A similar experience has also been encountered in autoclave testing. Autoclave testing involves a high pressure stirred cell that is also filled with brine, gas and condensate or oil. The autoclave may have a sight glass. The cell is placed in a jacket or immersed in a temperature controlled bath. The cell is slowly cooled or quench cooled and held at either constant pressure or constant volume. The inner temperature is monitored, and the contents and viscosity are visually monitored, such as by image monitoring, and the torque on the stirrer is measured.
Wheel apparatus, such as wheel-shaped pipe flow loops licensed by Sintef, may consist of 2- to 5-inch (5.1- to 12.7 cm) pipe, shaped as a circular loop or wheel of 2 meters in diameter that rotates about a horizontal axis. The speed that the wheel rotates determines the flow regime. Peripheral velocities may range from 0.3 to 5 m/s. No pumps or compressors are used. Pressures up to 250 bar (25 MPa) may be applied. The wheel may have at least one high pressure window, often two, that is observed with a video camera. As with the other methods, the wheel is filled with brine, gas and condensate or oil. The wheel is placed in a temperature-controlled chamber. The temperature may range from −10 to 90° C. The pressure, temperature, visual appearance and torque may all be monitored.

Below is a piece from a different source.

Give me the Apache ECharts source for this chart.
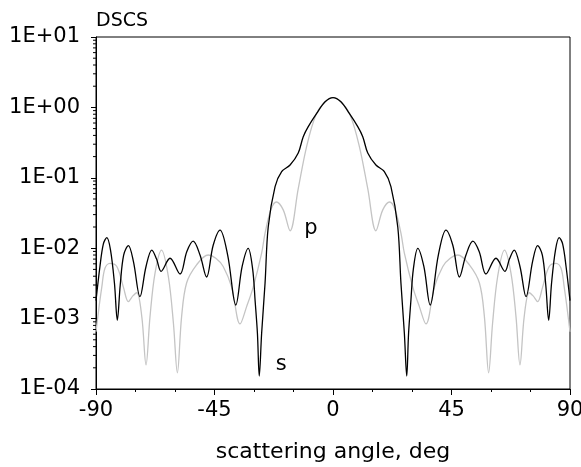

Conventional flow loops often comprise a stainless steel loop, usually with a sight glass for image recording. A pump provides circulation and the speed of the pump controls the flow regime. Sizes of flow loops range from bench scales of 0.5 inches (1.3 cm) in diameter to 10 feet long (3 m) up to pilot scales of 4 inches (10.2 cm) in diameter and 275 feet (84 m) long. The flow loops may be filled with brine, gas and condensate or oil. They may be closed systems or at constant pressure. The loop is typically placed in a temperature-controlled chamber or bath. Monitoring is done of the visual appearance, the temperature, the pressure, the pressure drop and/or water conversion. Flow loop reactor testing results are very repeatable. However, even the bench scale experimental apparatus are quite expensive. Each experimental run is typically very time consuming, requires considerable amounts of fluid, and a long lead time. In situations where evaluation of an approach or method to inhibit gas hydrates must occur quickly with limited field fluids, such apparatus are at a disadvantage.
Thus, it is desirable that new apparatus and methods of forming gas hydrate and its inhibition be found which would yield predictable and reliable test results and provide a consistent method for hydrate formation and inhibition testing. Such apparatus and method may ideally be relatively low cost, be easy to set up, be conducted in a relatively short time, and require minimum amounts of fluids.